Così la Corte di Appello di Perugia ha motivato le condanne per l’ex presidente della Regione Marche Gian Mario Spacca e l’ex consigliere regionale Giacomo Bugaro sulla vicenda delle spese pazze. Entrambi erano stati prima assolti da due tribunali poi la Cassazione aveva rinviato le carte alla Corte di Appello di Perugia che il 27 ottobre dello scorso anno li ha condannati per peculato (un anno e otto mesi Spacca e un anno e sei mesi Bugaro, pena sospesa per entrambi). A ritornare al giudizio di secondo grado erano stati in cinque, c’erano anche l’ex segretario regionale del Pd Francesco Comi, assolto perché il fatto non sussiste, l’ex consigliere Massimo Binci (Sel), per lui non doversi procedere per sopraggiunta morte e l’ex addetto del gruppo Pd in Regione Oscar Roberto Ricci, assolto perché il fatto non costituisce reato. Pranzi al ristorante, eventi e spese postali sono state le uscite contestate per fini personali. Una indagine partita a tutto campo nel 2013 che interessò gli anni di due legislature, dal 2008 al 2012.

Bugaro è stato condannato per un totale di 3.400 euro riferibili per lo più a spese postali e convegnistiche.
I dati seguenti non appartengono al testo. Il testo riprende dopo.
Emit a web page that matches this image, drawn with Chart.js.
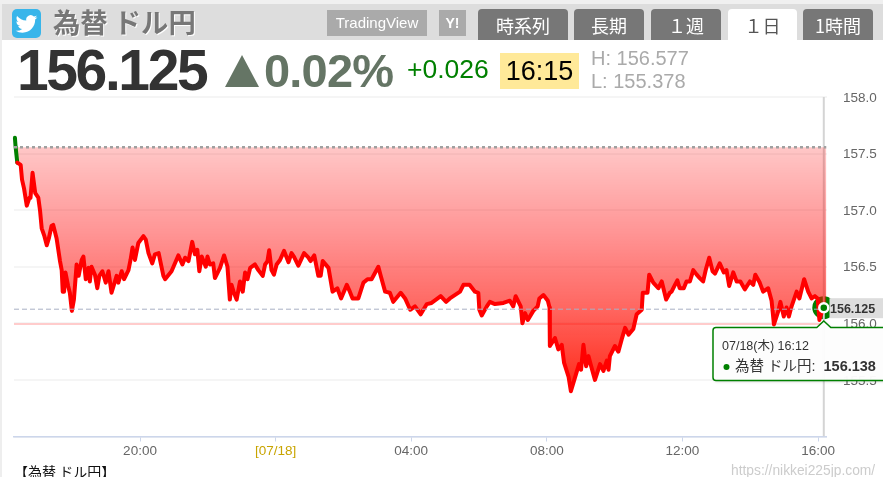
<!DOCTYPE html>
<html lang="ja"><head><meta charset="utf-8">
<script src="https://cdn.jsdelivr.net/npm/chart.js@4"></script>
<style>
html,body{margin:0;padding:0;background:#fff;overflow:hidden}
body{width:883px;height:477px;position:relative;font-family:"Liberation Sans",Arial,"Noto Sans CJK JP",sans-serif}
#wrap{position:absolute;left:0;top:0;width:883px;height:477px}
canvas{display:block}
.a{position:absolute;white-space:nowrap;line-height:1}
.btn{background:#aaa;color:#fff;text-align:center;top:10px;height:26px;line-height:26px;font-size:15px}
.tab{background:#777;color:#fff;text-align:center;top:9px;height:31px;line-height:32px;font-size:18px;border-radius:4px 4px 0 0;font-family:"Noto Sans CJK JP",sans-serif}
</style></head><body>
<div class="a" style="left:0;top:0;width:2px;height:477px;background:#eee"></div>
<div class="a" style="left:0;top:0;width:883px;height:4px;background:#f0f0f0"></div>
<div class="a" style="left:2px;top:4px;width:881px;height:36px;background:#ddd"></div>
<div id="wrap"><canvas id="c" width="883" height="477"></canvas></div>
<div class="a" style="left:12px;top:9px;width:29px;height:29px;border-radius:5px;background:#38b5ea">
<svg width="29" height="29" viewBox="-4 -4.5 32 32"><path fill="#fff" d="M23.953 4.57a10 10 0 01-2.825.775 4.958 4.958 0 002.163-2.723c-.951.555-2.005.959-3.127 1.184a4.92 4.92 0 00-8.384 4.482C7.69 8.095 4.067 6.13 1.64 3.162a4.822 4.822 0 00-.666 2.475c0 1.71.87 3.213 2.188 4.096a4.904 4.904 0 01-2.228-.616v.06a4.923 4.923 0 003.946 4.827 4.996 4.996 0 01-2.212.085 4.936 4.936 0 004.604 3.417 9.867 9.867 0 01-6.102 2.105c-.39 0-.779-.023-1.17-.067a13.995 13.995 0 007.557 2.209c9.053 0 13.998-7.496 13.998-13.985 0-.21 0-.42-.015-.63A9.935 9.935 0 0024 4.59z"/></svg></div>
<div class="a" style="left:53px;top:7px;font:bold 27.3px 'Noto Sans CJK JP',sans-serif;line-height:29px;color:#777;text-shadow:1px 1px 0 #fff">為替 ドル円</div>
<div class="a btn" style="left:327px;width:100px">TradingView</div>
<div class="a btn" style="left:439px;width:27px;font-weight:bold;font-size:14px">Y!</div>
<div class="a tab" style="left:478px;width:90px">時系列</div>
<div class="a tab" style="left:574px;width:70px">長期</div>
<div class="a tab" style="left:651px;width:70px">１週</div>
<div class="a tab" style="left:728px;width:69px;background:#fff;color:#555">１日</div>
<div class="a tab" style="left:803px;width:70px">1時間</div>
<div class="a" style="left:17px;top:42px;font-weight:bold;font-size:57px;letter-spacing:-2.4px;color:#333">156.125</div>
<div class="a" style="left:225px;top:55px;width:0;height:0;border-left:17px solid transparent;border-right:17px solid transparent;border-bottom:32px solid #657565"></div>
<div class="a" style="left:264px;top:47px;font-weight:bold;font-size:47px;color:#657565;letter-spacing:-.8px">0.02%</div>
<div class="a" style="left:407px;top:56px;font-size:26.5px;color:#008000">+0.026</div>
<div class="a" style="left:500px;top:53px;width:79px;height:36px;line-height:37px;background:#ffe999;color:#000;font-size:27px;text-align:center">16:15</div>
<div class="a" style="left:591px;top:48px;font-size:20px;color:#aaa">H: 156.577</div>
<div class="a" style="left:591px;top:71px;font-size:20px;color:#aaa">L: 155.378</div>
<div class="a" style="left:14px;top:461px;font:14px 'Noto Sans CJK JP',sans-serif;color:#111">【為替 ドル円】</div>
<div class="a" style="left:731px;top:464px;font-size:13.8px;color:#ccc">https://nikkei225jp.com/</div>
<script>
// Hours since 16:00 on 07/17
const times = [
0.31,0.33,0.38,0.48,0.52,0.58,0.66,0.74,0.77,0.83,0.91,1.00,1.05,1.10,1.18,1.25,1.31,1.39,1.44,1.54,1.64,1.69,1.72,1.76,1.80,1.88,1.93,1.99,2.05,2.13,2.19,2.28,2.33,2.40,2.48,2.52,2.57,2.67,2.74,2.80,2.89,2.99,3.07,3.16,3.31,3.36,3.46,3.53,3.66,3.72,3.78,3.85,3.95,4.10,4.17,4.25,4.36,4.44,4.55,4.69,4.74,4.93,5.13,5.25,5.33,5.43,5.54,5.62,5.69,5.75,5.82,5.94,5.99,6.06,6.16,6.21,6.36,6.48,6.58,6.65,
6.70,6.77,6.85,6.95,7.03,7.10,7.17,7.25,7.39,7.49,7.62,7.69,7.76,7.81,7.88,7.95,8.03,8.13,8.25,8.38,8.47,8.54,8.67,8.84,8.97,9.03,9.14,9.26,9.33,9.39,9.56,9.68,9.82,9.93,10.10,10.19,10.27,10.44,10.59,10.71,10.83,11.03,11.10,11.23,11.37,11.47,11.69,11.82,11.97,12.11,12.28,12.46,12.60,12.87,13.03,13.14,13.44,
13.54,13.72,13.88,13.98,14.01,14.08,14.23,14.32,14.47,14.72,14.91,15.01,15.08,15.23,15.28,15.36,15.44,15.60,15.73,15.78,15.90,16.03,16.08,16.09,16.24,16.34,16.44,16.51,16.64,16.71,16.83,16.95,17.01,17.08,17.16,17.23,17.29,17.42,17.57,17.67,17.77,17.82,17.86,18.01,18.11,18.21,18.31,18.41,18.55,18.65,18.80,18.83,18.97,19.02,19.14,19.29,19.39,19.52,19.63,
19.68,19.78,19.85,19.92,20.04,20.12,20.22,20.32,20.42,20.51,20.61,20.69,20.79,20.89,20.96,21.10,21.22,21.30,21.38,21.50,21.60,21.71,21.84,21.99,22.09,22.15,22.28,22.38,22.53,22.63,22.70,22.83,22.89,22.99,23.07,23.14,23.22,23.37,23.45,23.59,23.71,23.81,23.91,23.99,24.04,24.10,24.17,24.25];
const usdJpy = [
157.64,157.56,157.42,157.40,157.27,157.19,157.04,157.11,157.11,157.33,157.15,157.11,157.00,156.84,156.77,156.69,156.75,156.86,156.87,156.75,156.55,156.47,156.28,156.28,156.45,156.33,156.27,156.11,156.21,156.52,156.42,156.56,156.59,156.39,156.49,156.37,156.50,156.43,156.31,156.42,156.46,156.36,156.46,156.27,156.42,156.36,156.46,156.39,156.47,156.56,156.67,156.56,156.71,156.77,156.74,156.62,156.53,156.61,156.62,156.42,156.39,156.46,156.60,156.52,156.58,156.55,156.72,156.61,156.65,156.46,156.59,156.50,156.59,156.52,156.53,156.40,156.49,156.60,156.50,156.21,
156.34,156.27,156.21,156.37,156.28,156.45,156.39,156.49,156.52,156.47,156.42,156.52,156.55,156.645,156.47,156.43,156.52,156.56,156.64,156.54,156.62,156.59,156.51,156.62,156.58,156.55,156.60,156.42,156.42,156.55,156.49,156.28,156.31,156.22,156.34,156.28,156.22,156.22,156.36,156.39,156.39,156.50,156.42,156.28,156.27,156.19,156.27,156.22,156.12,156.15,156.08,156.17,156.18,156.24,156.19,156.22,156.28,
156.34,156.34,156.28,156.27,156.12,156.07,156.15,156.19,156.17,156.18,156.20,156.15,156.24,156.15,156.00,156.09,156.03,156.11,156.15,156.22,156.25,156.20,156.14,155.80,155.87,155.77,155.81,155.65,155.53,155.40,155.52,155.64,155.59,155.81,155.62,155.71,155.64,155.50,155.64,155.58,155.67,155.59,155.71,155.80,155.75,155.86,155.96,155.90,155.95,156.08,156.12,156.27,156.27,156.43,156.36,156.31,156.37,156.21,156.27,
156.28,156.34,156.38,156.31,156.31,156.37,156.37,156.47,156.43,156.40,156.37,156.475,156.58,156.46,156.44,156.53,156.45,156.47,156.33,156.45,156.37,156.37,156.30,156.37,156.34,156.43,156.36,156.28,156.31,156.20,155.99,156.11,156.19,156.06,156.14,156.06,156.15,156.28,156.22,156.39,156.28,156.22,156.24,156.22,156.03,156.09,156.138,156.125];
const xTickValues = [4,8,12,16,20,24];
const xTickLabels = ['20:00','[07/18]','04:00','08:00','12:00','16:00'];
const yTickValues = [155,155.5,156,156.5,157,157.5,158];
const yTickLabels = ['','155.5','156.0','156.5','157.0','157.5','158.0'];
const openLevel = 157.556;
const currentLevel = 156.125;
const baseLevel = 155.995;
const hoverTime = 24.17;
const hoverValue = 156.138;
const xMin = 0.283, xMax = 24.25, yMin = 155, yMax = 158;

const points = times.map((t,i)=>({x:t,y:usdJpy[i]}));
const span = v => [{x:xMin,y:v},{x:xMax,y:v}];
const GREEN = '#008000';
const fmtFont = (w,s,f)=>`${w} ${s}px ${f}`;
const sans = '"Liberation Sans","Noto Sans CJK JP",sans-serif';

function areaFill(ctx){
  const a = ctx.chart.chartArea; if(!a) return 'rgba(255,0,0,.4)';
  const s = ctx.chart.scales.y;
  const g = ctx.chart.ctx.createLinearGradient(0,s.getPixelForValue(openLevel),0,s.getPixelForValue(155.38));
  g.addColorStop(0,'rgba(255,0,0,.22)');
  g.addColorStop(.35,'rgba(255,0,0,.42)');
  g.addColorStop(.65,'rgba(255,10,0,.62)');
  g.addColorStop(1,'rgba(255,30,10,.95)');
  return g;
}

const overlay = {
  id:'overlay',
  afterDraw(chart){
    const c = chart.ctx, X = chart.scales.x, Y = chart.scales.y;
    const hx = X.getPixelForValue(hoverTime), py = Y.getPixelForValue(currentLevel);
    c.save();
    // current price label
    c.fillStyle = '#ddd'; c.fillRect(829.5,py-11,54,20);
    c.fillStyle = '#333'; c.font = fmtFont('bold',12.5,sans);
    c.textBaseline = 'middle'; c.textAlign = 'left';
    c.fillText(currentLevel.toFixed(3),830,py);
    // tooltip
    const L = 713, T = 327.5, B = 380.5, R = 900;
    c.beginPath();
    c.moveTo(L+3,T); c.lineTo(hx-7,T); c.lineTo(hx,T-6.5); c.lineTo(hx+7,T); c.lineTo(R,T);
    c.lineTo(R,B); c.lineTo(L+3,B); c.quadraticCurveTo(L,B,L,B-3); c.lineTo(L,T+3); c.quadraticCurveTo(L,T,L+3,T);
    c.closePath();
    c.shadowColor = 'rgba(0,0,0,.22)'; c.shadowBlur = 3; c.shadowOffsetX = 1; c.shadowOffsetY = 1;
    c.fillStyle = 'rgba(255,255,255,.96)'; c.fill();
    c.shadowColor = 'transparent';
    c.strokeStyle = GREEN; c.lineWidth = 1.5; c.stroke();
    c.fillStyle = '#333'; c.font = fmtFont('normal',12.5,sans);
    c.fillText('07/18(木) 16:12',722,347);
    c.fillStyle = GREEN; c.beginPath(); c.arc(726.5,367,3,0,Math.PI*2); c.fill();
    c.fillStyle = '#333'; c.font = fmtFont('normal',14.5,sans);
    c.fillText('為替 ドル円:',735,366.5);
    c.font = fmtFont('bold',14.5,sans);
    c.fillText(hoverValue.toFixed(3),823.5,366.5);
    c.restore();
  }
};

new Chart(document.getElementById('c'),{
  type:'line',
  data:{datasets:[
    {data:[{x:hoverTime,y:hoverValue}],order:1,showLine:false,clip:false,pointRadius:4.5,pointBackgroundColor:GREEN,pointBorderColor:'#fff',pointBorderWidth:2.5},
    {data:span(currentLevel),order:2,borderColor:'#a9b0c4',borderWidth:1,borderDash:[5,3],pointRadius:0},
    {data:span(openLevel),order:2,borderColor:'#a0a0a0',borderWidth:2.5,borderDash:[3,3],pointRadius:0},
    {data:points,order:3,borderColor:'#ff0000',borderWidth:4,pointRadius:0,tension:0,borderJoinStyle:'round',borderCapStyle:'round',clip:false,
      fill:{value:openLevel},backgroundColor:areaFill,
      segment:{borderColor:s=>s.p0.parsed.y>openLevel?GREEN:'#ff0000'}},
    {data:span(baseLevel),order:4,borderColor:'#ffcccc',borderWidth:2,pointRadius:0},
    {data:[{x:hoverTime,y:yMin},{x:hoverTime,y:yMax}],order:5,borderColor:'#d4d4d4',borderWidth:2,pointRadius:0},
    {data:[{x:hoverTime,y:hoverValue}],order:6,showLine:false,clip:false,pointRadius:11.5,pointBackgroundColor:GREEN,pointBorderWidth:0}
  ]},
  options:{
    responsive:false,animation:false,
    layout:{padding:{left:14,top:97,right:0,bottom:0}},
    plugins:{legend:{display:false},tooltip:{enabled:false},filler:{propagate:false}},
    scales:{
      x:{type:'linear',min:xMin,max:xMax,
        afterBuildTicks:s=>{s.ticks=xTickValues.map(v=>({value:v}));},
        afterFit:s=>{s.height=40.5;},
        border:{color:'#ccd6eb',width:1.5},
        grid:{drawOnChartArea:false,drawTicks:true,tickLength:5,tickColor:'#ccd6eb',tickWidth:1},
        ticks:{autoSkip:false,maxRotation:0,padding:2,font:{size:13.5,family:sans},
          color:c=>c.index===1?'#c8a400':'#666',
          callback:(v)=>xTickLabels[xTickValues.indexOf(v)]}
      },
      y:{position:'right',min:yMin,max:yMax,
        afterBuildTicks:s=>{s.ticks=yTickValues.map(v=>({value:v}));},
        afterFit:s=>{s.width=56.5;},
        border:{display:false},
        grid:{drawTicks:false,color:'rgba(0,0,0,.04)',lineWidth:2},
        ticks:{padding:16.5,color:'#666',font:{size:13.5,family:sans},crossAlign:'near',labelOffset:1,
          callback:(v)=>yTickLabels[yTickValues.indexOf(v)]}
      }
    }
  },
  plugins:[overlay]
});
</script>
</body></html>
Una del 21 luglio 2009 a Roma, un convegno, per cui ebbe un rimborso di 200 euro, presente l’allora ministro del Lavoro Sacconi del suo stesso partito ma un "convegno estraneo – dice la Corte – a problematiche istituzionali e politiche per le Marche" quindi era "attività propria". Poi 800 euro di spese postali per mandare auguri natalizi, a soggetti che "non avevano nulla a che fare con l’attività istituzionale del gruppo consiliare", dice la Corte e dove spuntano vescovi, cacciatori, parroci e operatori della Riviera del Conero, "al contrario ci si trova di fronte ad attività di propaganda politica verso potenziali elettori".

Spacca è stato condannato per 5 capi di imputazione su 60, la Corte ha riconosciuto quelli relativi alle spese per i periodici "Marche Domani" e "Koiné", "propaganda politica per chi era intervistato" per la messaggistica "Aruba" e alcune per la ristorazione. La difesa dell’ex governatore, rappresentata dall’avvocato Alessandro Gamberini, definisce la sentenza: "Eccentrica, la montagna che ha partorito il topolino e affetta da grave nullità dal punto di vista delle regole processuali perché sulla ristorazione non ha detto che spese contesta. Aruba? Priva di motivazione, non era in rappresentanza del gruppo lui era il presidente, la spesa era motivata. Ricorreremo in Cassazione". Anche Bugaro lo farà e aggiunge: "Rimanderò i commenti in quella sede".